### TASK PROMPT
Set the listing down again in full, word for word, with the pictures left out.

### STORED DATA
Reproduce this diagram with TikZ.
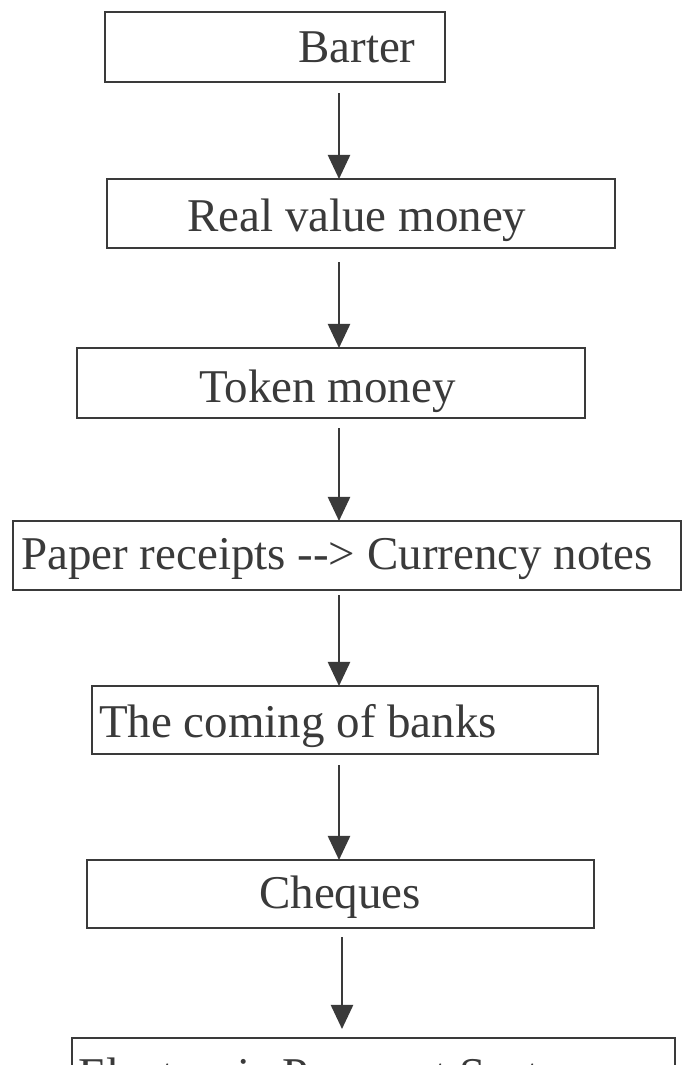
\documentclass[tikz,border=0pt]{standalone}
\usepackage{fontspec}
\setmainfont{Liberation Serif}
\usepackage{tikz}
\usetikzlibrary{positioning, arrows.meta}
\definecolor{boxgray}{RGB}{58, 58, 58}

\begin{document}
\begin{tikzpicture}[x = 0.025cm, y = -0.025cm, line width = 1.7pt, draw = boxgray,
    box/.style={draw = boxgray, rectangle, inner sep = 0pt, outer sep = 0pt},
    caption/.style={anchor = base west, inner sep = 0pt, text = boxgray, font = \fontsize{33.4pt}{38pt}\selectfont},
    flow/.style={-{Triangle[width = 0.55cm, length = 0.6cm]}, draw = boxgray}]
  \path [use as bounding box, fill = white] (0,0) rectangle (682,1065);
  \clip (0,0) rectangle (682,1065);
  \coordinate (spine) at (339,0);
  \coordinate (spine2) at (342,0);

  % boxes
  \node [box, minimum width = 8.5cm, minimum height = 1.75cm] (barter) at (275,47) {};
  \node [box, minimum width = 12.7cm, minimum height = 1.725cm] (real) at (361,213.5) {};
  \node [box, minimum width = 12.7cm, minimum height = 1.75cm] (token) at (331,383) {};
  \node [box, minimum width = 16.7cm, minimum height = 1.725cm] (paper) at (347,555.5) {};
  \node [box, minimum width = 12.65cm, minimum height = 1.7cm] (banks) at (345,720) {};
  \node [box, minimum width = 12.675cm, minimum height = 1.7cm] (cheques) at (340.5,894) {};
  \node [box, minimum width = 15.075cm, minimum height = 1.75cm] (epay) at (373.5,1073) {};

  % texts
  \node [caption] (barter-t) at (297,62) {Barter};
  \node [caption] (real-t) at (186,231) {Real value money};
  \node [caption] (token-t) at (198,402) {Token money};
  \node [caption] (paper-t) at (20,569) {Paper receipts -{}-> Currency notes};
  \node [caption] (banks-t) at (98,737) {The coming of banks};
  \node [caption] (cheques-t) at (258,908) {Cheques};
  \node [caption] (epay-t) at (77,1090) {Electronic Payment Systems};

  % edges
  \draw [flow, shorten < = 0.275cm] (barter.south -| spine) to (real.north -| spine);
  \draw [flow, shorten < = 0.35cm] (real.south -| spine) to (token.north -| spine);
  \draw [flow, shorten < = 0.25cm] (token.south -| spine) to (paper.north -| spine);
  \draw [flow, shorten < = 0.125cm] (paper.south -| spine) to (banks.north -| spine);
  \draw [flow, shorten < = 0.275cm] (banks.south -| spine) to (cheques.north -| spine);
  \draw [flow, shorten < = 0.225cm, shorten > = 0.225cm] (cheques.south -| spine2) to (epay.north -| spine2);
\end{tikzpicture}
\end{document}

### RESPONSE
Reproduce this diagram with TikZ.
\documentclass[tikz,border=0pt]{standalone}
\usepackage{fontspec}
\setmainfont{Liberation Serif}
\usepackage{tikz}
\usetikzlibrary{positioning, arrows.meta}
\definecolor{boxgray}{RGB}{58, 58, 58}

\begin{document}
\begin{tikzpicture}[x = 0.025cm, y = -0.025cm, line width = 1.7pt, draw = boxgray,
    box/.style={draw = boxgray, rectangle, inner sep = 0pt, outer sep = 0pt},
    caption/.style={anchor = base west, inner sep = 0pt, text = boxgray, font = \fontsize{33.4pt}{38pt}\selectfont},
    flow/.style={-{Triangle[width = 0.55cm, length = 0.6cm]}, draw = boxgray}]
  \path [use as bounding box, fill = white] (0,0) rectangle (682,1065);
  \clip (0,0) rectangle (682,1065);
  \coordinate (spine) at (339,0);
  \coordinate (spine2) at (342,0);

  % boxes
  \node [box, minimum width = 8.5cm, minimum height = 1.75cm] (barter) at (275,47) {};
  \node [box, minimum width = 12.7cm, minimum height = 1.725cm] (real) at (361,213.5) {};
  \node [box, minimum width = 12.7cm, minimum height = 1.75cm] (token) at (331,383) {};
  \node [box, minimum width = 16.7cm, minimum height = 1.725cm] (paper) at (347,555.5) {};
  \node [box, minimum width = 12.65cm, minimum height = 1.7cm] (banks) at (345,720) {};
  \node [box, minimum width = 12.675cm, minimum height = 1.7cm] (cheques) at (340.5,894) {};
  \node [box, minimum width = 15.075cm, minimum height = 1.75cm] (epay) at (373.5,1073) {};

  % texts
  \node [caption] (barter-t) at (297,62) {Barter};
  \node [caption] (real-t) at (186,231) {Real value money};
  \node [caption] (token-t) at (198,402) {Token money};
  \node [caption] (paper-t) at (20,569) {Paper receipts -{}-> Currency notes};
  \node [caption] (banks-t) at (98,737) {The coming of banks};
  \node [caption] (cheques-t) at (258,908) {Cheques};
  \node [caption] (epay-t) at (77,1090) {Electronic Payment Systems};

  % edges
  \draw [flow, shorten < = 0.275cm] (barter.south -| spine) to (real.north -| spine);
  \draw [flow, shorten < = 0.35cm] (real.south -| spine) to (token.north -| spine);
  \draw [flow, shorten < = 0.25cm] (token.south -| spine) to (paper.north -| spine);
  \draw [flow, shorten < = 0.125cm] (paper.south -| spine) to (banks.north -| spine);
  \draw [flow, shorten < = 0.275cm] (banks.south -| spine) to (cheques.north -| spine);
  \draw [flow, shorten < = 0.225cm, shorten > = 0.225cm] (cheques.south -| spine2) to (epay.north -| spine2);
\end{tikzpicture}
\end{document}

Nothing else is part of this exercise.